Thursday: Visited the dentist today, and as I was a few minutes early I had a chance to look around his waiting-room and make a few Holmes-like deductions from what I saw. Like all dentists, he is apparently a slow reader, for magazines which other people discarded in the 1942 salvage drive are just beginning to find their way to his table. Examined his diplomas carefully. Why do all the boss-dentists who sign these things write so illegibly? A man who cannot control a pen any better than that is surely a dangerous fellow to be poking about in one’s mouth with the nut-picks and tiny power driven grindstones which dentists use. Lying on the table was a parcel which obviously contained a pound box of a popular brand of candy, left there by the patient who was at that moment in the monster’s clutch. “Aha,” I thought; “a woman, obviously, and a self-indulgent woman at that; probably fat.” But when the door opened the candy was claimed by a big bruiser in a leathern jerkin, who had been getting his snappers put in condition for a delicious feast of nougat, chocolate creams, fudge, and caramels. There are times when I think that Sherlock Holmes was a fraud.

Friday: My furnace passed peacefully away in its sleep last night; I could have prolonged its life with a transfusion of coke, but I thought it better not to do so; its temperature had risen to 82°, and I was sweltering, so I let nature take its course. The obsequies will be celebrated very quietly by the ash-man. . . Thus ends another winter’s epic struggle, and as I watched my old enemy grow colder and colder this morning, I was able to think of him with the magnanimity of a victor. He did all he could to outwit me, but science, skill, experience, and superior brainpower were on my side. When I hung up my long poker and my clinkerhook, my scraper and my shaker, and put the shovel in the corner, there was triumph in my heart, but a little sadness too. . . My furnace now being extinct, and invalid as a source of grief and irritation to me, I masochistically turn my attention to my garden. I am learning about gardening in the only practical way — by experience. Last year I planted $3.45 worth of flower seeds, all in 5 cent packages, and not one single bloom rewarded my efforts. Maybe my method was wrong. My desire was to have a garden which might be described as “a riot of bloom,” and so I mixed all my 69 packets of seeds in a big bowl and sowed them broadcast through the flower beds; all I got was the usual riot of weeds. But once again I am filled with hope for my garden. Upon the pleasures of the past the sun never sets, and over its horrors the iniquity of oblivion blindly scattereth her poppy.

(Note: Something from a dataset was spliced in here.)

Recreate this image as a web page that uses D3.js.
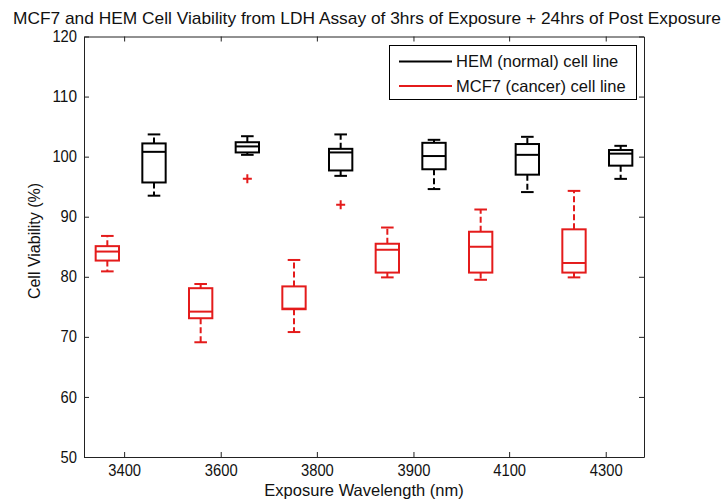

Saturday: The coming of spring may mean blossoms and picnics for some people, but I am faced with enough repairs and painting to keep me busy till the dogdays. Did some staining today, with a particularly volatile stain, most of which I absorbed into my system through my nose; probably my breathing apparatus is a rich mahogany colour in consequence. . . . The fumes of the stain, combined with some chocolates which I unwisely ate, produced a mystical lethargy, in which I saw strange visions; the lethargy was succeeded by a headache, which I cured with tablets. . . Was trying to explain about Hitler to some children today; he was, I said, a very bad man. “Was he the kind that wanted his custard before he’d eaten up all his meat and vegetables?” one of them asked. I said that his sins had been even more scarlet than that, but was unable to abridge the iniquities of the Third Reich to nursery terms, for fear of putting ideas into their heads. . . It turned cold tonight, and as my fireplace was inadequate for my wants, I had to relight my furnace. I make no bones about it; this was an humiliation which I found hard to swallow. The furnace giggled and sniggered and made thumping noises all evening, just to let me know that it was there, and had not finished with me yet.